Several known source types produce gravitational waves with poorly modeled or entirely unpredicted waveforms:

• Core-collapse supernovae: The gravitational-wave emission depends on the turbulent dynamics of the collapsing stellar core — convection, the standing accretion shock instability (SASI), and neutrino-driven outflows. Numerical simulations produce diverse waveform morphologies, but no template bank can span the physical parameter space. Detection would probe the engine of the explosion, complementing neutrino and electromagnetic observations.
• Post-merger remnants: After two neutron stars merge, the remnant (if it doesn’t immediately collapse to a black hole) oscillates at several kHz with quasi-periodic structure set by the nuclear equation of state. These signals are short-lived, broadband, and only partially modeled.
• Cosmic string cusps and kinks: Topological defects from the early universe would produce gravitational-wave bursts with characteristic power-law spectra. The waveform shape is known analytically, but the rate, amplitude distribution, and stacking properties are uncertain.
• The truly unknown: Every new observational window in astronomy has revealed unexpected phenomena. Gravitational-wave astronomy is young enough that genuinely novel source types remain plausible.

Our approach

We develop machine learning methods that learn to distinguish astrophysical signals from instrumental artifacts without requiring explicit signal templates:

• Anomaly detection: Neural networks trained on detector noise learn what “normal” looks like; deviations flag potential signals for follow-up. This complements the noise cleaning work — the same understanding of noise couplings that enables subtraction also enables detection of anomalies that don’t fit the noise model. Autoencoders and variational autoencoders trained on spectrograms of detector noise can identify anomalous time-frequency patterns with reconstruction error serving as a detection statistic.
• Signal morphology classification: Convolutional networks that classify transient events by their time-frequency structure, separating known glitch types (blips, scratchy, scattered light, tomte) from potential astrophysical candidates. The Gravity Spy project demonstrated this approach for glitch classification; we extend it toward separating glitches from signals of unknown morphology.
• Multi-detector consistency: Genuine signals must appear consistently across detectors (accounting for antenna patterns and time delays); instrumental artifacts do not. ML methods that exploit multi-detector correlations — training on the joint time-frequency representation from all detectors simultaneously — can improve detection confidence without assuming a signal model.
• Learned detection statistics: Rather than hand-crafting a detection statistic (like excess power or coherent energy), a neural network can learn the statistic that maximizes detection probability for a broad class of signal morphologies. This is especially powerful when trained on physically diverse waveform catalogs from numerical simulations.

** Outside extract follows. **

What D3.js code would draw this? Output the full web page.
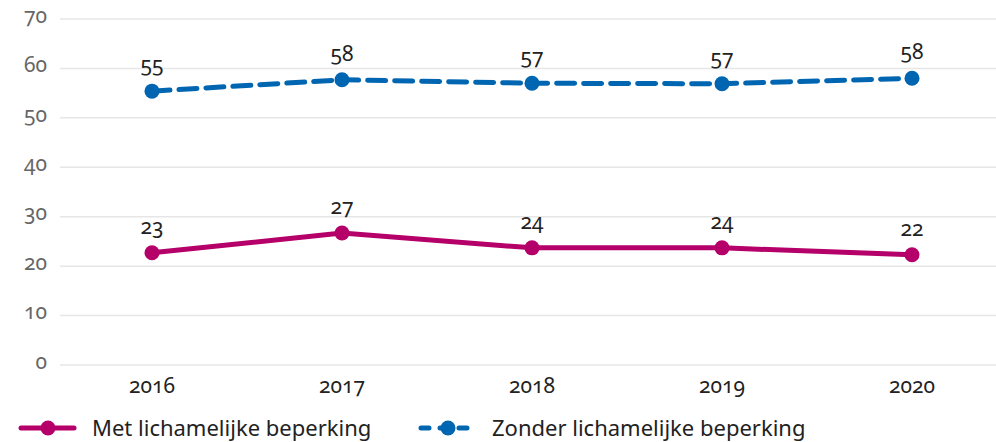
<!DOCTYPE html>
<html lang="nl">
<head>
<meta charset="UTF-8">
<script src="https://d3js.org/d3.v7.min.js"></script>
<style>
  body { margin: 0; background: #fff; }
  svg, svg text { font-family: "Noto Sans", "Open Sans", sans-serif; }
  .grid line { stroke: #e6e6e6; stroke-width: 1.5; }
  .yaxis text, .xaxis text, .lbl { font-variant-numeric: oldstyle-nums; font-feature-settings: "onum" 1; }
  .yaxis text { fill: #666; font-size: 21px; }
  .xaxis text { fill: #222; font-size: 21px; }
  .lbl { fill: #222; font-size: 21px; }
  .legend text { fill: #222; font-size: 22px; }
</style>
</head>
<body>
<div id="chart"></div>
<script>
// data
var years = ['2016', '2017', '2018', '2019', '2020'];
var metValues = [22.7, 26.7, 23.7, 23.7, 22.3];
var zonderValues = [55.4, 57.7, 57.0, 56.9, 58.0];
var metLabels = [23, 27, 24, 24, 22];
var zonderLabels = [55, 58, 57, 57, 58];
var yTicks = [0, 10, 20, 30, 40, 50, 60, 70];
var seriesNames = ['Met lichamelijke beperking', 'Zonder lichamelijke beperking'];

var width = 996, height = 442;
var magenta = '#b5006a', blue = '#0066b1';

var svg = d3.select('#chart').append('svg')
    .attr('width', width)
    .attr('height', height);

var x = d3.scaleBand().domain(years).range([57, 1007]);
var y = d3.scaleLinear().domain([0, 70]).range([365, 19]);

// gridlines
svg.append('g').attr('class', 'grid')
    .selectAll('line')
    .data(yTicks)
    .enter().append('line')
        .attr('x1', 60).attr('x2', 996)
        .attr('y1', function(d) { return y(d); })
        .attr('y2', function(d) { return y(d); });

// y axis labels
svg.append('g').attr('class', 'yaxis')
    .attr('transform', 'translate(47,0)')
    .call(d3.axisLeft(y).tickValues(yTicks).tickSize(0).tickPadding(0))
    .call(function(g) { g.select('.domain').remove(); })
    .selectAll('text').attr('dy', '0.15em');

// x axis labels
svg.append('g').attr('class', 'xaxis')
    .attr('transform', 'translate(0,376)')
    .call(d3.axisBottom(x).tickSize(0).tickPadding(0))
    .call(function(g) { g.select('.domain').remove(); })
    .selectAll('text').attr('dy', '0.8em');

var cx = function(i) { return x(years[i]) + x.bandwidth() / 2; };

function drawSeries(values, labels, color, dashed) {
    var line = d3.line()
        .x(function(d, i) { return cx(i); })
        .y(function(d) { return y(d); });
    svg.append('path')
        .datum(values)
        .attr('d', line)
        .attr('fill', 'none')
        .attr('stroke', color)
        .attr('stroke-width', 5)
        .attr('stroke-linecap', 'round')
        .attr('stroke-dasharray', dashed ? '18,9' : null);
    svg.append('g').selectAll('circle')
        .data(values)
        .enter().append('circle')
            .attr('cx', function(d, i) { return cx(i); })
            .attr('cy', function(d) { return y(d); })
            .attr('r', 7.5)
            .attr('fill', color);
    svg.append('g').selectAll('text')
        .data(values)
        .enter().append('text')
            .attr('class', 'lbl')
            .attr('text-anchor', 'middle')
            .attr('x', function(d, i) { return cx(i); })
            .attr('y', function(d) { return y(d) - 19; })
            .text(function(d, i) { return labels[i]; });
}

drawSeries(metValues, metLabels, magenta, false);
drawSeries(zonderValues, zonderLabels, blue, true);

// legend
var legendItems = [
    { name: seriesNames[0], color: magenta, dashed: false, x: 18 },
    { name: seriesNames[1], color: blue, dashed: true, x: 418 }
];
var legend = svg.selectAll('.legend')
    .data(legendItems)
    .enter().append('g')
        .attr('class', 'legend')
        .attr('transform', function(d) { return 'translate(' + d.x + ',428)'; });

legend.append('line')
    .attr('x1', 3).attr('x2', 56)
    .attr('y1', 0).attr('y2', 0)
    .attr('stroke', function(d) { return d.color; })
    .attr('stroke-width', 5)
    .attr('stroke-linecap', 'round')
    .attr('stroke-dasharray', function(d) { return d.dashed ? '8,11' : null; });
legend.append('circle')
    .attr('cx', 30).attr('cy', 0).attr('r', 7.5)
    .attr('fill', function(d) { return d.color; });
legend.append('text')
    .attr('x', 74).attr('dy', '0.35em')
    .text(function(d) { return d.name; });
</script>
</body>
</html>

Connection to noise cleaning

The link to neural network noise cleaning is direct and practical. DeepClean and related noise-subtraction networks reduce the rate of non-Gaussian transient artifacts in the data by identifying and removing noise coupled from auxiliary channels. Every glitch removed from the data is one fewer false alarm in the burst search. In O3 data, glitch subtraction improved the effective duty cycle for burst searches by reducing the fraction of data flagged as contaminated. For O4 and beyond, the combination of improved noise subtraction and ML-based burst detection could push unmodeled search sensitivity significantly closer to matched-filter performance.

Open questions

• False alarm estimation: Without a signal model, how do you estimate the false alarm probability of a detection? Time slides (shifting one detector’s data relative to another) provide empirical background estimates, but the non-stationarity of real detector noise means the background changes on timescales of hours. ML-based approaches to background estimation — learning the time-varying glitch rate and morphology — could improve on fixed time-slide methods.
• Interpretability: If an ML system flags a candidate, how do we understand why it was flagged? Astrophysical follow-up requires physical interpretation, not just a detection statistic. Saliency maps, attention weights, and prototype-based explanations can help, but the gap between “statistically significant anomaly” and “astrophysical source with physical parameters” remains wide.
• Training data and domain shift: Anomaly detection systems need training data that spans the full range of non-astrophysical artifacts. Detector glitch populations evolve over time as hardware changes, commissioning progresses, and environmental conditions shift. How do we maintain training sets that reflect the current instrument state? Online learning and continual adaptation may be necessary.
• Sensitivity vs. generality trade-off: There is an inherent tension between search sensitivity (which improves with signal-specific assumptions) and generality (which requires making fewer assumptions). A hierarchical approach — broad anomaly detection as a first pass, followed by targeted follow-up with signal-specific tools — may navigate this trade-off, but the optimal division of labor between generic and specific stages is an open design problem.